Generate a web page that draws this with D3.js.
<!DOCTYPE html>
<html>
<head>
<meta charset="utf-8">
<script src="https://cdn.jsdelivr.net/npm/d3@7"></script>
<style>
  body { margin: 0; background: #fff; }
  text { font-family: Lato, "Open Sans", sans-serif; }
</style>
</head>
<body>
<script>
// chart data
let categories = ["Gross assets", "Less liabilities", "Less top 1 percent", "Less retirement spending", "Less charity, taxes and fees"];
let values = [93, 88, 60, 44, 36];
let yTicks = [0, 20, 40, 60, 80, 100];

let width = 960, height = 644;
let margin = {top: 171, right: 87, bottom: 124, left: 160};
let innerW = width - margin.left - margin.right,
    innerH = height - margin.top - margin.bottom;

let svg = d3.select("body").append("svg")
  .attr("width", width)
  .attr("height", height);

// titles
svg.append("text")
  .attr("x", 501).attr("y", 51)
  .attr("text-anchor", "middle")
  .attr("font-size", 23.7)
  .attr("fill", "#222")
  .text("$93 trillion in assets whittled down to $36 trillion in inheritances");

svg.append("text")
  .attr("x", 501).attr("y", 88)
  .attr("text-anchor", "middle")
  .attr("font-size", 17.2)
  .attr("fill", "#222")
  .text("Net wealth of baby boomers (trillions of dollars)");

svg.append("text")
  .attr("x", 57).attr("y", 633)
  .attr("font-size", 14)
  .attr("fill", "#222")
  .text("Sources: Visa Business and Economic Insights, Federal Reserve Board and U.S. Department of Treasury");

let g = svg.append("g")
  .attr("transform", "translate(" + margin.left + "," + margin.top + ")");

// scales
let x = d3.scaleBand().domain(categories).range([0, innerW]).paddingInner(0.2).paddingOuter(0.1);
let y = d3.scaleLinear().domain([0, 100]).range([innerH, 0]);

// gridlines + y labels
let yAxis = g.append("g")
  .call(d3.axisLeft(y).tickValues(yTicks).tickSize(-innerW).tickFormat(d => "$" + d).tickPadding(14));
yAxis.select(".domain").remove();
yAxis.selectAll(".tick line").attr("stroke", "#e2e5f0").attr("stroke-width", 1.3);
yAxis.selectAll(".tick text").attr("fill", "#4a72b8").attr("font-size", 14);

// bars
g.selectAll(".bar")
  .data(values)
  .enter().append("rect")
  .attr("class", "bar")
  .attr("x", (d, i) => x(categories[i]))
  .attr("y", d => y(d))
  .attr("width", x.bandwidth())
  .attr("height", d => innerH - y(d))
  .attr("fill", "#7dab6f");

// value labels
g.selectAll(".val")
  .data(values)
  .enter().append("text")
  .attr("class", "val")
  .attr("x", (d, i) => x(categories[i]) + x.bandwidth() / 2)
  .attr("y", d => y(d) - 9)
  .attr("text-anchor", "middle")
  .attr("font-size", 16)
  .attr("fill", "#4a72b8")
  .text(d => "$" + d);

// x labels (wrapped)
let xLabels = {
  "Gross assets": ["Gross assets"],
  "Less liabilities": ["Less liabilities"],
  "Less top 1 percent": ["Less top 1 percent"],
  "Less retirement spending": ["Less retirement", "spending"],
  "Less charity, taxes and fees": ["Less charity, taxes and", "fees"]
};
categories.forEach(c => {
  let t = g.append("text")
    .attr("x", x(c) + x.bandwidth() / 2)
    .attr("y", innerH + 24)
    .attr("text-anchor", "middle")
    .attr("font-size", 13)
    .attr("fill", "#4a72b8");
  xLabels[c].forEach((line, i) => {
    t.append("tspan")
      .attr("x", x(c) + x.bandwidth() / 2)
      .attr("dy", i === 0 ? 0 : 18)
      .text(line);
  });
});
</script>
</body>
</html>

----------

- **SHORT TASK**
Return only the lines spanning from the first line of the material through the line with "trillion in assets", copied exactly, both ends kept.

- **SOLUTION FOR THIS TASK**
Generate a web page that draws this with D3.js.
<!DOCTYPE html>
<html>
<head>
<meta charset="utf-8">
<script src="https://cdn.jsdelivr.net/npm/d3@7"></script>
<style>
  body { margin: 0; background: #fff; }
  text { font-family: Lato, "Open Sans", sans-serif; }
</style>
</head>
<body>
<script>
// chart data
let categories = ["Gross assets", "Less liabilities", "Less top 1 percent", "Less retirement spending", "Less charity, taxes and fees"];
let values = [93, 88, 60, 44, 36];
let yTicks = [0, 20, 40, 60, 80, 100];

let width = 960, height = 644;
let margin = {top: 171, right: 87, bottom: 124, left: 160};
let innerW = width - margin.left - margin.right,
    innerH = height - margin.top - margin.bottom;

let svg = d3.select("body").append("svg")
  .attr("width", width)
  .attr("height", height);

// titles
svg.append("text")
  .attr("x", 501).attr("y", 51)
  .attr("text-anchor", "middle")
  .attr("font-size", 23.7)
  .attr("fill", "#222")
  .text("$93 trillion in assets whittled down to $36 trillion in inheritances");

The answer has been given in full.